When the opportunity to see one of the hottest Broadway shows in Chicago arose, a group of City High students did not throw away their shot. Some of the students had never listened to the soundtrack and some knew it by heart, but none could give up the chance to see Hamilton in real time.
English and acting teacher Troy Peters got the idea to formulate this trip last winter after reading reviews of the show. He faced some challenges, but once he received positive feedback from adults and students alike, he purchased 54 tickets. They were gone in eight months.
“When I heard that there was going to be a trip to see Hamilton, I could barely believe it,” Aidan Smith ‘19 said. “I’d heard so much about it from other people, but I had never gotten the opportunity to see it myself.”
Hamilton, the hip-hop Broadway hit about the founding father on the $10 bill, is an incredibly popular (and therefore incredibly pricey) endeavor. While many students adore the show and dote on the soundtrack, most who consider themselves fans unfortunately don’t have the financial or practical abilities to see it in person.
“We had some parents and other adults come forward and sponsor eight kids who might not have been able to attend because the cost was prohibitive,” Peters said. “It was great to see these kids at the show, inspired to create their own art in their own way. The performance was emotionally-charged, and left everyone in awe as we boarded the bus.”
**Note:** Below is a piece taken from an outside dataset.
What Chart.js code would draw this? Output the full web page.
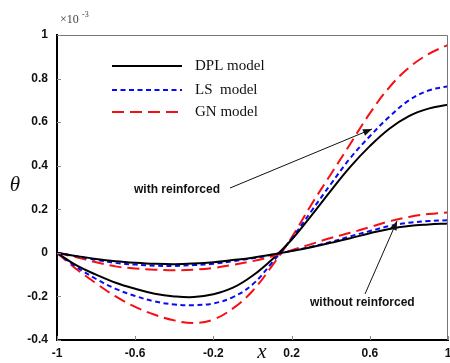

Hamilton is a very popular show for many reasons, but perhaps the most notable way it has risen to such fame is its ability to speak to such a diverse audience. It draws in thespians and non-thespians alike, hooking in lovers of the arts and strangers to the profession with a whirlwind of rap and technical wizardry.
“The set was absolutely stunning, which can only mean the crew busted their butts to make it,” Smith said. “The cast obviously worked so well together, they didn’t seem like characters at all, and they were all so in sync with the pit orchestra. It was amazing, all of it.”
Not everyone who went on the trip knew of the show beforehand, but that didn’t stop the experience from impressing them.
“My English teacher recommended it to me,” Shenae Green ‘20 said. “I was like, ‘Okay, I’ll go. It sounds fun.’ I don’t really watch plays, but this one was really good.”
School-sponsored activities like this have opened doors for students who don’t always have the ability to participate in such important trips on their own. School trips can create memories that last students a lifetime, giving lasting impressions that influence career paths and life choices.
“I believe these types of trips are very important for schools to have,” Smith said. “Not many people get these opportunities to see such high end shows, and seeing them with people you know makes it even better, plus it could inspire someone to pursue a career in acting. There have been some historical productions out there, but I feel like Hamilton really brings a new meaning to it. Not only does it tell history how it occurred, but it is delivered in an entertaining way that almost seems impossible with the plot. I believe it will inspire many writers in the future of drama.”
Peters has an optimistic outlook on the chances of more school-sponsored drama trips in the future. Fortunately, there seems to be no lack of student interest in exploring the arts and theatre further.
“[Hamilton] was amazing,” Julia Ozolins ‘21 said. “It was just really fun to see, and to be there and see it in person.”